Spin-orbit gravitational locking -- an effective potential approach
Christopher Clouse, Andrea Ferroglia, Miguel C. N. Fiolhais

TL;DR
This paper analyzes Mercury's 3:2 spin-orbit resonance using an effective potential energy approach, revealing multiple metastable states and identifying conditions for tidal locking and resonant configurations.
Contribution
It introduces a method to identify spin-orbit resonances through effective potential energy analysis, specifically applied to Mercury's 3:2 resonance.
Findings
Multiple metastable equilibrium states exist for the planet's rotation.
The deepest minimum corresponds to tidal locking, with other minima representing resonances.

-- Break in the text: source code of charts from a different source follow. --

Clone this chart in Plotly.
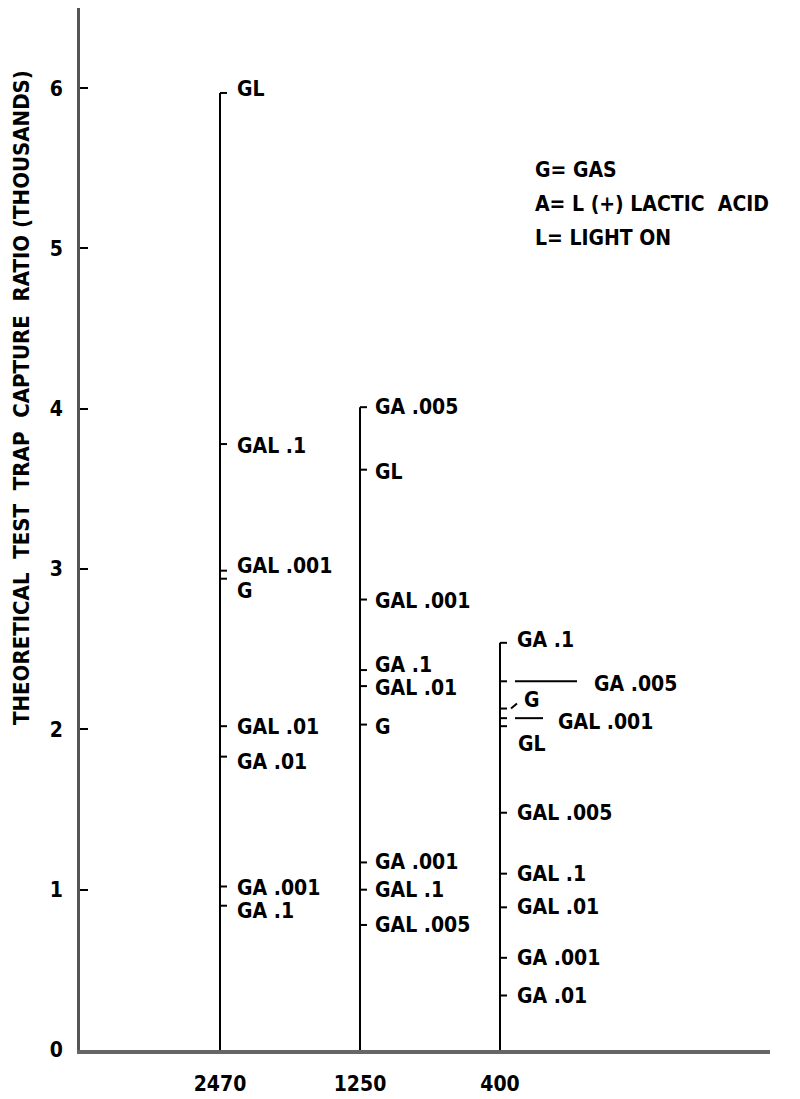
import plotly.graph_objects as go

# ---------------- data ----------------
categories = ["2470", "1250", "400"]

labels_2470 = ["GL", "GAL .1", "GAL .001", "G", "GAL .01", "GA .01", "GA .001", "GA .1"]
values_2470 = [5.97, 3.78, 2.99, 2.94, 2.02, 1.83, 1.02, 0.90]

labels_1250 = ["GA .005", "GL", "GAL .001", "GA .1", "GAL .01", "G", "GA .001", "GAL .1", "GAL .005"]
values_1250 = [4.01, 3.62, 2.81, 2.37, 2.27, 2.03, 1.17, 1.00, 0.78]

labels_400 = ["GA .1", "GA .005", "G", "GAL .001", "GL", "GAL .005", "GAL .1", "GAL .01", "GA .001", "GA .01"]
values_400 = [2.54, 2.30, 2.13, 2.07, 2.02, 1.48, 1.10, 0.89, 0.575, 0.34]

y_ticks = [0, 1, 2, 3, 4, 5, 6]
legend_lines = ["G= GAS", "A= L (+) LACTIC&nbsp; ACID", "L= LIGHT ON"]
y_title = "THEORETICAL&nbsp; TEST&nbsp; TRAP&nbsp; CAPTURE&nbsp; RATIO (THOUSANDS)"

# ---------------- styling (label offsets in pixels) ----------------
FONT = "DejaVu Sans Condensed, Liberation Sans Narrow, DejaVu Sans, sans-serif"
FS = 21
label_yshift = {
    "2470": [4, -2, 5, -12, -1, -5, -2, -5],
    "1250": [0, -2, -1, 5, -2, -2, 0, 0, 0],
    "400": [3, -3, 9, -4, -18, 0, 0, 0, 0, 0],
}
label_xshift = {
    "2470": [15] * 8,
    "1250": [13] * 9,
    "400": [15, 92, 22, 56, 16, 15, 15, 15, 15, 15],
}

columns = [
    (1, "2470", labels_2470, values_2470),
    (2, "1250", labels_1250, values_1250),
    (3, "400", labels_400, values_400),
]

fig = go.Figure()
shapes = []
annotations = []

def tfont(size=FS):
    return dict(family=FONT, size=size, color="black", weight="bold")

for xpos, cat, labs, vals in columns:
    fig.add_trace(go.Scatter(x=[xpos, xpos], y=[0, max(vals)], mode="lines",
                             line=dict(color="black", width=2), showlegend=False,
                             hoverinfo="skip"))
    for i, (lab, v) in enumerate(zip(labs, vals)):
        shapes.append(dict(type="line", xref="x", yref="y", xsizemode="pixel",
                           xanchor=xpos, x0=0, x1=7, y0=v, y1=v,
                           line=dict(color="black", width=2)))
        annotations.append(dict(x=xpos, y=v, xref="x", yref="y", text=lab,
                                showarrow=False, xanchor="left", yanchor="middle",
                                xshift=label_xshift[cat][i], yshift=label_yshift[cat][i],
                                font=tfont()))

# connector lines for crowded labels on the 400 column
v_ga005 = values_400[1]
v_g = values_400[2]
v_gal001 = values_400[3]
shapes.append(dict(type="line", xref="x", yref="y", xsizemode="pixel", xanchor=3,
                   x0=15, x1=77, y0=v_ga005, y1=v_ga005, line=dict(color="black", width=2)))
shapes.append(dict(type="line", xref="x", yref="y", xsizemode="pixel", xanchor=3,
                   ysizemode="pixel", yanchor=v_g, x0=11, x1=17, y0=0, y1=5,
                   line=dict(color="black", width=2)))
shapes.append(dict(type="line", xref="x", yref="y", xsizemode="pixel", xanchor=3,
                   x0=15, x1=43, y0=v_gal001, y1=v_gal001, line=dict(color="black", width=2)))

W, H = 800, 1099
L, R, T, B = 80, 30, 8, 49
pw, ph = W - L - R, H - T - B

for i, t in enumerate(legend_lines):
    annotations.append(dict(x=(533 - L) / pw, y=(H - B - (170 + 34 * i)) / ph,
                            xref="paper", yref="paper", text=t,
                            showarrow=False, xanchor="left", yanchor="middle",
                            font=tfont()))

annotations.append(dict(x=0, y=(H - B - 398) / ph, xref="paper", yref="paper",
                        text=y_title, textangle=-90, showarrow=False,
                        xanchor="center", yanchor="middle", xshift=-58,
                        font=tfont(22)))

fig.update_layout(
    width=W, height=H,
    margin=dict(l=L, r=R, t=T, b=B, autoexpand=False),
    paper_bgcolor="white", plot_bgcolor="white",
    shapes=shapes, annotations=annotations,
    showlegend=False,
    xaxis=dict(range=[0, pw / 140], tickvals=[1, 2, 3], ticktext=categories,
               showgrid=False, zeroline=False, showline=True, linecolor="#666",
               linewidth=4, ticks="", ticklabelstandoff=12, automargin=False,
               tickfont=tfont()),
    yaxis=dict(range=[0, 6.5], tickvals=y_ticks, showgrid=False, zeroline=False,
               showline=True, linecolor="#555", linewidth=3, ticks="inside",
               ticklen=8, tickwidth=2, tickcolor="black", ticklabelstandoff=10,
               automargin=False, tickfont=tfont()),
)

fig.write_html("out.html", config={"displayModeBar": False},
               post_script="document.body.style.margin='0';")
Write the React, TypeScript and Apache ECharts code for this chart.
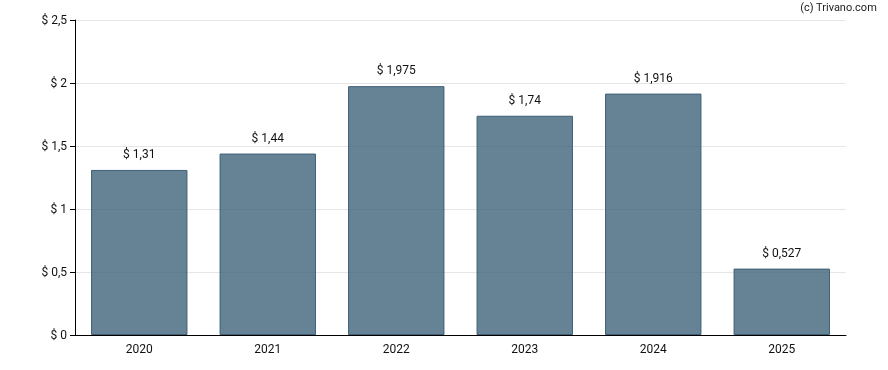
import React, { useEffect, useRef } from "react";
import * as echarts from "echarts";

const categories = ["2020", "2021", "2022", "2023", "2024", "2025"];
const values = [1.31, 1.44, 1.975, 1.74, 1.916, 0.527];
const yTicks = [0, 0.5, 1, 1.5, 2, 2.5];

const fmt = (v: number) => "$ " + String(v).replace(".", ",");

export default function App() {
  const ref = useRef<HTMLDivElement>(null);
  useEffect(() => {
    const chart = echarts.init(ref.current!, null, { renderer: "svg" });
    chart.setOption({
      animation: false,
      textStyle: { fontFamily: "Roboto" },
      grid: { left: 75, right: 42, top: 20, bottom: 35 },
      graphic: [
        {
          type: "text",
          right: 11,
          top: 2,
          style: { text: "(c) Trivano.com", font: "11px Roboto", fill: "#222" },
        },
      ],
      xAxis: {
        type: "category",
        data: categories,
        axisLine: { lineStyle: { color: "#000", width: 1 } },
        axisTick: { alignWithLabel: true, length: 5, lineStyle: { color: "#000" } },
        axisLabel: { color: "#111", fontSize: 12, margin: 8 },
      },
      yAxis: {
        type: "value",
        min: 0,
        max: yTicks[yTicks.length - 1],
        interval: 0.5,
        axisLine: { show: true, lineStyle: { color: "#000", width: 1 } },
        axisTick: { show: true, length: 5, lineStyle: { color: "#000" } },
        axisLabel: { color: "#111", fontSize: 12, margin: 8, formatter: (v: number) => fmt(v) },
        splitLine: { lineStyle: { color: "#e6e6e6" } },
      },
      series: [
        {
          type: "bar",
          data: values,
          barWidth: "75%",
          itemStyle: {
            color: "rgba(48,88,112,0.74)",
            borderColor: "#3f5f75",
            borderWidth: 1,
          },
          label: {
            show: true,
            position: "top",
            distance: 10,
            color: "#111",
            fontSize: 12,
            formatter: (p: any) => fmt(p.value),
          },
        },
      ],
    });
    return () => chart.dispose();
  }, []);
  return (
    <div
      ref={ref}
      style={{ position: "fixed", left: 0, top: 0, width: 888, height: 370 }}
    />
  );
}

Mercury's 3:2 resonance is explained as a local minimum in the averaged potential energy.
Abstract
The objective of this paper is to study the tidally locked 3:2 spin-orbit resonance of Mercury around the Sun. In order to achieve this goal, the effective potential energy that determines the spinning motion of an ellipsoidal planet around its axis is considered. By studying the rotational potential energy of an ellipsoidal planet orbiting a spherical star on an elliptic orbit with fixed eccentricity and semi-major axis, it is shown that the system presents an infinite number of metastable equilibrium configurations. These states correspond to local minima of the rotational potential energy averaged over an orbit, where the ratio between the rotational period of the planet around its axis and the revolution period around the star is fixed. The configurations in which this ratio is an integer or an half integer are of particular interest. Among these configurations, the deepest minimum…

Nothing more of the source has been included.